Alter those titles with the present day equivalents and you'll have that conversation with a Canadian TV exec any day of the week.
Unlike most television industries, ours does not require domestic hits or foreign sales to survive or create profits. Government funding and tax breaks cover the lion's share of production and development costs and therefore the bulk of the financial risk. Our broadcasters enjoy an additional safety net of rebroadcast American hits that draw ad dollars and audience. Over at the CBC, the golden goose that is "Hockey Night in Canada" and 3 months of NHL playoffs ensure that nobody there has to wonder where their next meal is coming from.
As I've been preaching since I started this blog, because it's not their money and their future careers don't depend on it, Canadian programming is seen as little more than an unfortunate license requirement by our broadcasters.
There is no passion for the work, and passion is what creates good television.
It's interesting that what we have built is actually the perfect system for taking chances. But that's not what happens. Because that's hard work too. And Hits bring the expectation of more Hits and raise the bar, which makes the job that much harder.
So our nets stick with mediocrity because they're most comfortable at that performance level.
This week, sportscaster Steve Dankoff, in describing the ongoing lack of success that is the Toronto Maple Leafs, coined a phrase that aptly describes the current state of Canadian television -- "The Winning Skid".
Everybody knows what a losing skid is. And like any business with a poor product that isn't selling, when a team's losing skid gets bad enough, ownership is forced to make changes.
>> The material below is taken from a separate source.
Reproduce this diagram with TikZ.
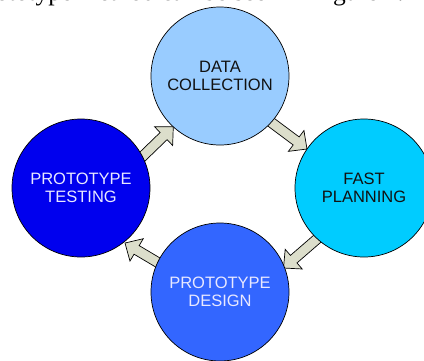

The coach or manager lacking original ideas is fired. A beloved star who can't cut it anymore is traded. Once the system has been cleansed, the passion returns and the team starts winning again.
But sometimes a losing team doesn't get to the point where changes get made because it goes on a "winning skid".
As Dankoff describes the phenomenon, "Through small victories, everything moves in the wrong direction". And instead of reaching the crisis point where something changes, a take-what-you-can-get mentality develops and the downward slide continues unchecked.
Instead of building our industry, the small victories of "almost a hit" numbers and good reviews by media owned or beholden to the broadcaster or the concept of Canadian drama at any cost extend our winning skid and preclude turning this around.
The unsuccessful managers remain in charge, the uninspired players stay on the first line, the backroom buddy system continues oiling the ATM at the CTF -- while the audience thins further or wears paper bags over their heads.
Small victory by small victory we convince more and more Canadians that we're not really very good at making television. Which, in turn makes it harder to get those innovative shows made and provides more ammunition for those who would prefer that having to pay for Canadian television goes away all together.
Despite my harsh words, the problem in our industry is not with the people who work on any of the series that debuted this month. All of them have bigger dreams, higher personal expectations and a desire to be part of projects that could really make an audience sit up and take notice. They merely lack the supportive spark that could have ignited those possibilities.
That spark comes from the top and it doesn't seem to exist in our executive offices. And that has to change or the winning skid, as all skids inevitably do, will reach a point where recovery is impossible.